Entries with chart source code
* * *
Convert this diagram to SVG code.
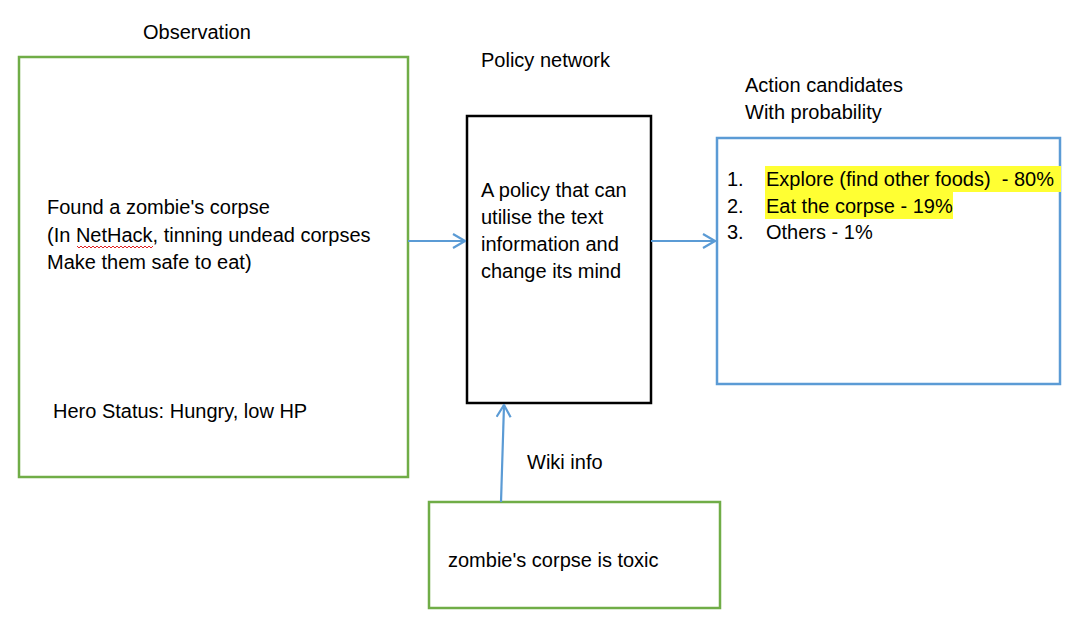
<svg xmlns="http://www.w3.org/2000/svg" width="1084" height="635" viewBox="0 0 1084 635">
<defs>
<marker id="arr" viewBox="0 0 14 16" refX="13" refY="8" markerWidth="14" markerHeight="16" markerUnits="userSpaceOnUse" orient="auto">
<polyline points="1,1 13,8 1,15" fill="none" stroke="#5B9BD5" stroke-width="2.2"/>
</marker>
</defs>
<style>
text{font-family:"Liberation Sans",Arial,sans-serif;font-size:20px;fill:#000;white-space:pre}
.green{fill:#fff;stroke:#70AD47;stroke-width:2.5}
.black{fill:#fff;stroke:#000;stroke-width:2.5}
.blue{fill:#fff;stroke:#5B9BD5;stroke-width:2.5}
.conn{stroke:#5B9BD5;stroke-width:2.2;fill:none}
.hl{fill:#FFFF33}
</style>
<rect width="1084" height="635" fill="#fff"/>
<g id="observation">
<text x="143" y="39">Observation</text>
<rect class="green" x="19" y="57" width="389" height="420"/>
<text x="47" y="214">Found a zombie's corpse</text>
<text x="47" y="242">(In NetHack, tinning undead corpses</text>
<text x="47" y="269">Make them safe to eat)</text>
<path d="M77,246 l2,2 2,-2 2,2 2,-2 2,2 2,-2 2,2 2,-2 2,2 2,-2 2,2 2,-2 2,2 2,-2 2,2 2,-2 2,2 2,-2 2,2 2,-2 2,2 2,-2 2,2 2,-2 2,2 2,-2 2,2 2,-2 2,2 2,-2 2,2 2,-2 2,2 2,-2 2,2 2,-2 2,2 2,-2" fill="none" stroke="#E02020" stroke-width="1"/>
<text x="53" y="418">Hero Status: Hungry, low HP</text>
</g>
<g id="policy">
<text x="481" y="67">Policy network</text>
<rect class="black" x="467" y="116" width="184" height="287"/>
<text x="481" y="197">A policy that can</text>
<text x="481" y="224">utilise the text</text>
<text x="481" y="251">information and</text>
<text x="481" y="278">change its mind</text>
</g>
<g id="actions">
<text x="745" y="92">Action candidates</text>
<text x="745" y="119">With probability</text>
<rect class="blue" x="717" y="138" width="343" height="246"/>
<rect class="hl" x="765" y="166" width="296" height="26"/>
<rect class="hl" x="765" y="192" width="188" height="27"/>
<text x="727" y="186">1.</text>
<text x="766" y="186">Explore (find other foods)  - 80%</text>
<text x="727" y="213">2.</text>
<text x="766" y="213">Eat the corpse - 19%</text>
<text x="727" y="239">3.</text>
<text x="766" y="239">Others - 1%</text>
</g>
<g id="wiki">
<text x="527" y="469">Wiki info</text>
<rect class="green" x="429" y="502" width="291" height="106"/>
<text x="448" y="567">zombie's corpse is toxic</text>
</g>
<g id="connectors">
<line class="conn" x1="408" y1="241" x2="465" y2="241" marker-end="url(#arr)"/>
<line class="conn" x1="651" y1="241" x2="715" y2="241" marker-end="url(#arr)"/>
<line class="conn" x1="501" y1="502" x2="504" y2="405" marker-end="url(#arr)"/>
</g>
</svg>
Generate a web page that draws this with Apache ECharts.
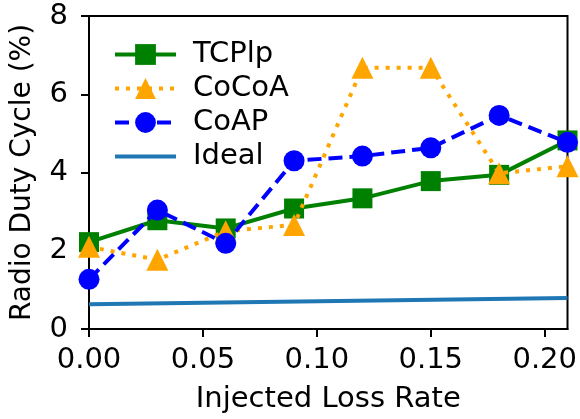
* * *
= Your task =
Transcribe the material exactly, leaving every picture out.

= Response below =
Convert this diagram to SVG code.
<svg xmlns="http://www.w3.org/2000/svg" width="1084" height="635" viewBox="0 0 1084 635">
<defs>
<marker id="arr" viewBox="0 0 14 16" refX="13" refY="8" markerWidth="14" markerHeight="16" markerUnits="userSpaceOnUse" orient="auto">
<polyline points="1,1 13,8 1,15" fill="none" stroke="#5B9BD5" stroke-width="2.2"/>
</marker>
</defs>
<style>
text{font-family:"Liberation Sans",Arial,sans-serif;font-size:20px;fill:#000;white-space:pre}
.green{fill:#fff;stroke:#70AD47;stroke-width:2.5}
.black{fill:#fff;stroke:#000;stroke-width:2.5}
.blue{fill:#fff;stroke:#5B9BD5;stroke-width:2.5}
.conn{stroke:#5B9BD5;stroke-width:2.2;fill:none}
.hl{fill:#FFFF33}
</style>
<rect width="1084" height="635" fill="#fff"/>
<g id="observation">
<text x="143" y="39">Observation</text>
<rect class="green" x="19" y="57" width="389" height="420"/>
<text x="47" y="214">Found a zombie's corpse</text>
<text x="47" y="242">(In NetHack, tinning undead corpses</text>
<text x="47" y="269">Make them safe to eat)</text>
<path d="M77,246 l2,2 2,-2 2,2 2,-2 2,2 2,-2 2,2 2,-2 2,2 2,-2 2,2 2,-2 2,2 2,-2 2,2 2,-2 2,2 2,-2 2,2 2,-2 2,2 2,-2 2,2 2,-2 2,2 2,-2 2,2 2,-2 2,2 2,-2 2,2 2,-2 2,2 2,-2 2,2 2,-2 2,2 2,-2" fill="none" stroke="#E02020" stroke-width="1"/>
<text x="53" y="418">Hero Status: Hungry, low HP</text>
</g>
<g id="policy">
<text x="481" y="67">Policy network</text>
<rect class="black" x="467" y="116" width="184" height="287"/>
<text x="481" y="197">A policy that can</text>
<text x="481" y="224">utilise the text</text>
<text x="481" y="251">information and</text>
<text x="481" y="278">change its mind</text>
</g>
<g id="actions">
<text x="745" y="92">Action candidates</text>
<text x="745" y="119">With probability</text>
<rect class="blue" x="717" y="138" width="343" height="246"/>
<rect class="hl" x="765" y="166" width="296" height="26"/>
<rect class="hl" x="765" y="192" width="188" height="27"/>
<text x="727" y="186">1.</text>
<text x="766" y="186">Explore (find other foods)  - 80%</text>
<text x="727" y="213">2.</text>
<text x="766" y="213">Eat the corpse - 19%</text>
<text x="727" y="239">3.</text>
<text x="766" y="239">Others - 1%</text>
</g>
<g id="wiki">
<text x="527" y="469">Wiki info</text>
<rect class="green" x="429" y="502" width="291" height="106"/>
<text x="448" y="567">zombie's corpse is toxic</text>
</g>
<g id="connectors">
<line class="conn" x1="408" y1="241" x2="465" y2="241" marker-end="url(#arr)"/>
<line class="conn" x1="651" y1="241" x2="715" y2="241" marker-end="url(#arr)"/>
<line class="conn" x1="501" y1="502" x2="504" y2="405" marker-end="url(#arr)"/>
</g>
</svg>
Generate a web page that draws this with Apache ECharts.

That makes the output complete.